Mittwoch, Dezember 14, 2005

Wieviele Social Applications braucht der Mensch?

Wieviele Social Applications braucht der Mensch?
Social Apps entwickeln sich immer mehr vom Trend zum Hype. Waren es zunächst Flickr, Del.icio.us oder Hot-or-Not, so scheint mittlerweiler jeder darauf zu bauen, eine Online-Anwendung zu kreieren, die vom Miteinander der User lebt. Vor einiger Zeit erblickte nun ning.com das Licht der Welt: Ein "Playground", der nicht nur zahllose Social Apps zur Verfügungen stellen will, sondern auch jedermann und jederfrau erlaubt, eigene Ning-Apps zu entwickeln und der Gemeinschaft zur Verfügung zu stellen. Ob das funktioniert? ...

Ning kennt zwei Arten von Anwendern: normale User (die Registrierung ist unkompliziert und kostenfrei) sowie Developer. Auch Developer wird man kostenlos, allerdings kann die Freischaltung ein wenig dauern. Ist man "Developer" (besondere Kenntnisse werden dafür erst einmal nicht verlangt), so kann man vor allem bereits bestehende Ning-Apps klonen. Dazu liefert Ning schon mal einfache Nachbauten bekannter Social Apps mit. Das Problem: So entsteht aus einem Flickr-Nachbau ein Flickr-Nachbau-Klon, ein zweiter, ein dritter und schließlich ein dreimillionensiebenhundertzwölftausendachtundvierzigster. Mit ein wenig Engagement schafft es der ambitionierte "Developer" dann vielleicht noch, ein paar Texte, Farben und Layouts anzupassen. Nicht gerade spektakulär - und das größte Problem für Ning in der Zukunft. Was nämlich passiert mit all den Klon-Apps, die eigentlich niemand ernsthaft verwendet?

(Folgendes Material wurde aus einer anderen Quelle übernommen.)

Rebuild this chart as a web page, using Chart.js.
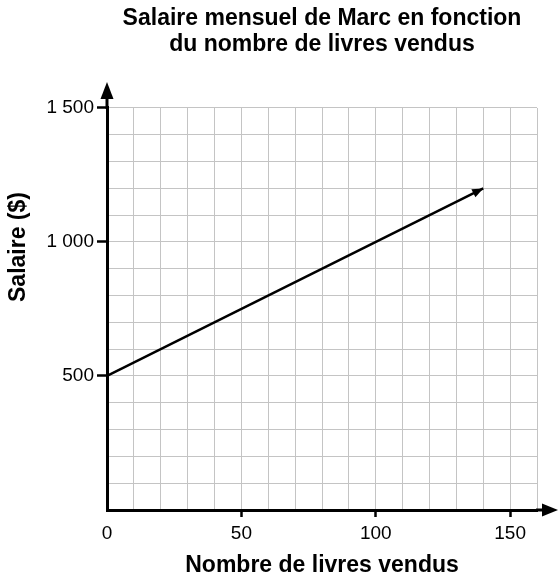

Ernsthafte Developer können mit Ning durchaus mehr anfangen: Wer fundierte PHP-Kenntnisse hat, kann Ning-Apps beliebig modifizieren ... oder sogar komplett neu entwickeln. Dazu gibt es ein spezielles PHP-API, das zahlreiche Bausteine für die Entwicklung von Social Apps bereitstellt. Dieses Framework wird zudem weiterentwickelt, so dass hier tatsächlich ein Baukastensystem entsteht. Allerdings: Für ernsthafte Programmierer ist Ning wohl wirklich nur als Spielwiese geeignet - schließlich gehen die eigenen Entwicklungen wieder in das Gemeingut über, können wiederum geklont und von anderen modifiziert werden. Künftig sollen irgendwann Premium-Accounts geschaffen werden (dann kostenpflichtig) und damit könnte dann vielleicht ein Developer wirklich von seiner Entwicklung exklusiv profitieren. So ist Ning erst mal wirklich nur ein Spielplatz, auf dem man sich mit einem API für Social Apps ein wenig beschäftigen kann in den langen Winterabenden, die jetzt kommen.

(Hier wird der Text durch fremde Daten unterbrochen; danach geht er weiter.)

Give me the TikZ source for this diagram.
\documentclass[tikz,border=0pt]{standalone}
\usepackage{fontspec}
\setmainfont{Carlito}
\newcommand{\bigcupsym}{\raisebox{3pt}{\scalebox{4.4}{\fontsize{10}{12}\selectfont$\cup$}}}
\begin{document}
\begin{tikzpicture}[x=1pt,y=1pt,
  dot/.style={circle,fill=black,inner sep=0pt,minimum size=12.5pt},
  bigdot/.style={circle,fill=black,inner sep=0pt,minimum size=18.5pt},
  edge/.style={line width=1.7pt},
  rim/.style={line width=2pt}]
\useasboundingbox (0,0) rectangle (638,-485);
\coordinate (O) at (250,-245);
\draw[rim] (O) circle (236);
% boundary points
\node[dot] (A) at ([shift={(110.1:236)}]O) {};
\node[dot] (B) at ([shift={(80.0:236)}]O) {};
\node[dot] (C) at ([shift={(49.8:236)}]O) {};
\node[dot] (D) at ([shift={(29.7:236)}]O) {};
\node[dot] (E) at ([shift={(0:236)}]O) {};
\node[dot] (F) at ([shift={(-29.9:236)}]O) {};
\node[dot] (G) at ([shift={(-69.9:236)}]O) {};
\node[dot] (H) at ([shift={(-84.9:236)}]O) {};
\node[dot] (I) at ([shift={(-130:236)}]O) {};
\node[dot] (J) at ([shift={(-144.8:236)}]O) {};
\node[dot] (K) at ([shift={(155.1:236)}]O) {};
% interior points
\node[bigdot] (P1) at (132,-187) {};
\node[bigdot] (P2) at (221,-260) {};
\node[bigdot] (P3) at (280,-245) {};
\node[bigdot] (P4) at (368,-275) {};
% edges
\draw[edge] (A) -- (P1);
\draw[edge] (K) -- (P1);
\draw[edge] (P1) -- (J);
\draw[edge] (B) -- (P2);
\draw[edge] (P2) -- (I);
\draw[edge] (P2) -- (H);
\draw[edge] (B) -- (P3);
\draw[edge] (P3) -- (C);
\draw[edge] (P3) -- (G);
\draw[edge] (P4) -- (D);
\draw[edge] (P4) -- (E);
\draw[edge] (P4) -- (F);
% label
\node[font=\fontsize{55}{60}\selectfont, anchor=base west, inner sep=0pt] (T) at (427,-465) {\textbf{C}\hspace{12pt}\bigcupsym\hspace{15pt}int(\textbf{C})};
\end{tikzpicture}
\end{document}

Übrigens: Hinter Ning steht unter anderem Marc Andreessen - was für viel Aufmerksamkeit sorgte - frei nach dem Motto: Wenn Marc Andreessen etwas Neues macht, muss es ja gut sein. Und Ning hat sicher interessante Ansätze. Aber solange das Klonen im Vordergrund steht und niemand die Kontrolle über seine Entwicklungen behalten kann, wird Ning vor allem aus Klonen und Nachbauten bestehen. Echte Social Apps leben aber davon, dass ihre Kreativität, ihr Witz und ihre Eigenständigkeit einen viralen Effekt auslösen - so dass immer mehr Nutzer zu genau dieser Anwendung finden ... und sich die Nutzer nicht auf zahllose Klons verteilen. Klone haben in der Social-App-Welt langfristig keine gute Überlebenschance.